Dalam eksepsi pada sidang sebelumnya, pengacara terdakwa keberatan dengan dakwaan jaksa. Sebab, pengacara menyatakan bahwa berdasarkan pemeriksaan dokter, kliennya mengalami gangguan jiwa. Dengan demikian, menurut pengacara sesuai Pasal 44 KUHP, terdakwa penganiaya Ani, Meta Hasan Musdalifah, tidak dapat dipidana.
Namun, JPU dari Kejaksaan Negeri Jakarta Timur, Frengki Wibowo, menolak eksepsi terdakwa.

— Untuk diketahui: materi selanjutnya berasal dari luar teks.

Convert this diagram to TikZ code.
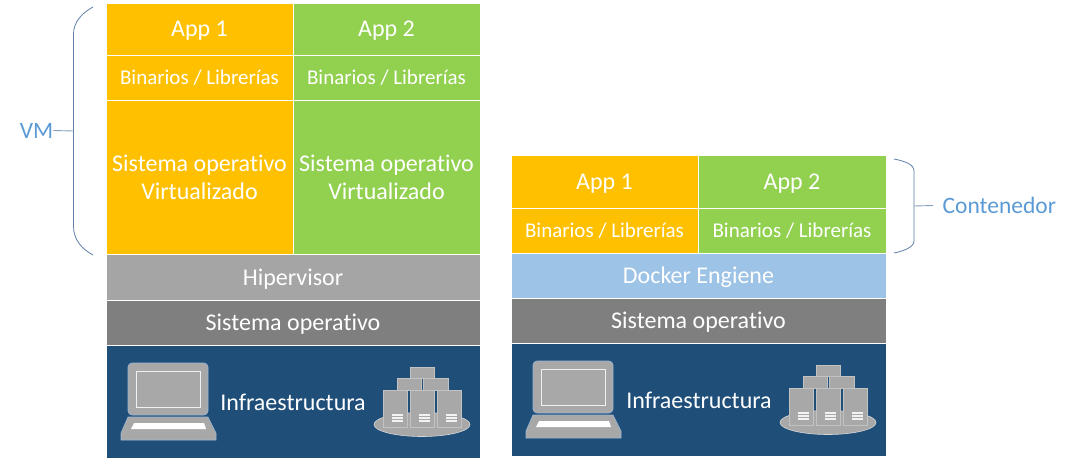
\documentclass[tikz,border=0pt]{standalone}
\usepackage{fontspec}
\setmainfont{Carlito}[RawFeature={-liga}]
\definecolor{orangeb}{HTML}{FFC000}
\definecolor{greenb}{HTML}{92D050}
\definecolor{grayb}{HTML}{A5A5A5}
\definecolor{darkb}{HTML}{7F7F7F}
\definecolor{navyb}{HTML}{1F4E79}
\definecolor{skyb}{HTML}{9DC3E6}
\definecolor{labelb}{HTML}{5B9BD5}
\definecolor{bracketb}{HTML}{5F7FA8}
\definecolor{icongray}{HTML}{A8A8A8}
\definecolor{iconedge}{HTML}{9DB8D2}
\tikzset{
  x=1pt,y=-1pt,
  box/.style={draw=white,line width=0.8pt,anchor=north west,inner sep=0pt,outer sep=0pt,text=white,align=center,font=\fontsize{24}{28}\selectfont},
  wide/.style={box,minimum width=375pt},
  half/.style={box,minimum width=#1pt},
  small/.style={font=\fontsize{21}{24}\selectfont},
  sidelabel/.style={text=labelb,font=\fontsize{23.5}{26}\selectfont,inner sep=0pt},
  bracket/.style={draw=bracketb,line width=0.8pt},
  lead/.style={draw=bracketb!75,line width=0.9pt},
  infra/.style={text=white,font=\fontsize{24}{26}\selectfont,inner sep=0pt},
  laptop/.pic={
    \path[fill=icongray,draw=iconedge,line width=0.6pt,rounded corners=4pt] (128,415)--(128,363)--(208,363)--(208,415)--cycle;
    \path[draw=white!88!gray,line width=0.8pt] (136,371) rectangle (200,407);
    \path[fill=icongray,draw=iconedge,line width=0.6pt] (128,417)--(208,417)--(216,433)--(216,440)--(121,440)--(121,433)--cycle;
    \path[fill=white] (134,423)--(204,423)--(206,429)--(131,429)--cycle;
  },
  srvbox/.style={fill=icongray,draw=white!30!icongray,line width=0.6pt},
  stripes/.style={draw=white!90!gray,line width=1.2pt},
  server/.pic={
    \path[fill=icongray,draw=white!55!icongray,line width=0.6pt] (422,424.5) ellipse [x radius=48,y radius=12];
    \path[srvbox] (410,367) rectangle (434,378);
    \path[srvbox] (397,378) rectangle (421,390);
    \path[srvbox] (423,378) rectangle (448,390);
    \foreach \xa in {383,410,437}{
      \path[srvbox] (\xa,390) rectangle ++(24,37);
      \foreach \ya in {415,418,421}{
        \path[stripes] (\xa+8.5,\ya) -- ++(11,0);
      }
    }
  }
}
\begin{document}
\begin{tikzpicture}
\useasboundingbox[fill=white] (0,0) rectangle (1072,466);
% left stack
\node[half=187,fill=orangeb,minimum height=52pt,text depth=0pt] (lapp1) at (106,3) {App 1};
\node[half=187,fill=greenb,minimum height=52pt,text depth=0pt] (lapp2) at (293,3) {App 2};
\node[half=187,small,fill=orangeb,minimum height=45pt] (lbin1) at (106,55) {Binarios / Librerías};
\node[half=187,small,fill=greenb,minimum height=45pt] (lbin2) at (293,55) {Binarios / Librerías};
\node[half=187,fill=orangeb,minimum height=154pt] (los1) at (106,100) {Sistema operativo\\Virtualizado};
\node[half=187,fill=greenb,minimum height=154pt] (los2) at (293,100) {Sistema operativo\\Virtualizado};
\node[wide,minimum width=374pt,fill=grayb,minimum height=46pt,text depth=0pt] (lhyp) at (106,254) {Hipervisor};
\node[wide,minimum width=374pt,fill=darkb,minimum height=45pt,text depth=0pt] (lsys) at (106,300) {Sistema operativo};
\node[wide,minimum width=374pt,fill=navyb,minimum height=113pt] (linf) at (106,345) {};
\node[infra] (linft) at (293,402) {Infraestructura};
\pic at (0,0) {laptop};
\pic at (0,0) {server};
% right stack
\node[half=187,fill=orangeb,minimum height=53pt,text depth=0pt] (rapp1) at (511,155.5) {App 1};
\node[half=188,fill=greenb,minimum height=53pt,text depth=0pt] (rapp2) at (698,155.5) {App 2};
\node[half=187,small,fill=orangeb,minimum height=45pt] (rbin1) at (511,208.5) {Binarios / Librerías};
\node[half=188,small,fill=greenb,minimum height=45pt] (rbin2) at (698,208.5) {Binarios / Librerías};
\node[wide,fill=skyb,minimum height=45pt,text depth=2pt] (rdock) at (511,253.5) {Docker Engiene};
\node[wide,fill=darkb,minimum height=45pt,text depth=2pt] (rsys) at (511,298.5) {Sistema operativo};
\node[wide,fill=navyb,minimum height=113pt] (rinf) at (511,343.5) {};
\node[infra] (rinft) at (699,400) {Infraestructura};
\pic at (405,-2) {laptop};
\pic at (406,-2) {server};
% VM bracket
\coordinate (vmtop) at (93,7);
\coordinate (vmmid) at (73.5,131);
\coordinate (vmbot) at (93,255);
\node[sidelabel] (vm) at (36.5,130.5) {VM};
\draw[bracket] (vmtop) .. controls (82,13) and (73.5,22) .. (73.5,34) -- (73.5,226) .. controls (73.5,240) and (82,249) .. (vmbot);
\draw[lead] (vm.east) -- (vmmid);
% container bracket
\coordinate (ctop) at (894,159);
\coordinate (cmid) at (914,206);
\coordinate (cbot) at (894,253);
\node[sidelabel,anchor=west] (cont) at (942.5,205.5) {Contenedor};
\draw[bracket] (ctop) .. controls (904,161) and (914,164) .. (914,171) -- (914,241) .. controls (914,247) and (904,251) .. (cbot);
\draw[lead] (cmid) -- ([xshift=-9.5pt]cont.west);
\end{tikzpicture}
\end{document}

Alasannya, Frengki menyatakan, eksepsi terdakwa sudah masuk materi pokok perkara.
"Dalam hal ini keberatan atau eksepsi penasihat hukum terdakwa telah masuk ke dalam materi pokok perkara," kata Frengki di ruang sidang.
( Baca: Trauma Penyiksaan Itu Masih Tampak di Wajah Ani... )
Menurut jaksa, surat dakwaan yang diajukan pihaknya sudah sesuai dengan syarat sahnya surat dakwaan sebagaimana diatur Pasal 143 ayat 2 KUHP.
"Sudah secara jelas terurai mengenai perbuatan terdakwa, dengan berdasarkan pemeriksaan BAP saksi-saksi maupun terdakwa sendiri," ujar Frengki.
Maka dari itu, menurut dia, jaksa tidak akan menanggapi lebih jauh mengenai eksepsi terdakwa.
"Sehingga, dengan demikian, terhadap keberatan atau eksepsi penasihat hukum, terdakwa harus dinyatakan ditolak untuk seluruhnya," ujar Frengki.
( Baca: Tak Hanya Dianiaya Majikan, Ani Juga Disuruh Makan Kotoran Kucing )
Jaksa juga memohon beberapa hal ke majelis hakim, yakni untuk menolak eksepsi terdakwa, menyatakan surat dakwaan jaksa dapat diterima sehingga persidangan dapat dilanjutkan, menyatakan terdakwa dapat didakwa berdasarkan surat dakwaan jaksa nomor perkara PDM-353/JKT/06/2016 tanggal 13 Juni 2016.
Jaksa juga meminta terdakwa Musdalifah untuk tetap berada dalam tahanan rutan. Atas tanggapan jaksa, hakim ketua Novri Olo menyampaikan akan memberikan putusan sela pada Kamis (28/7/2016).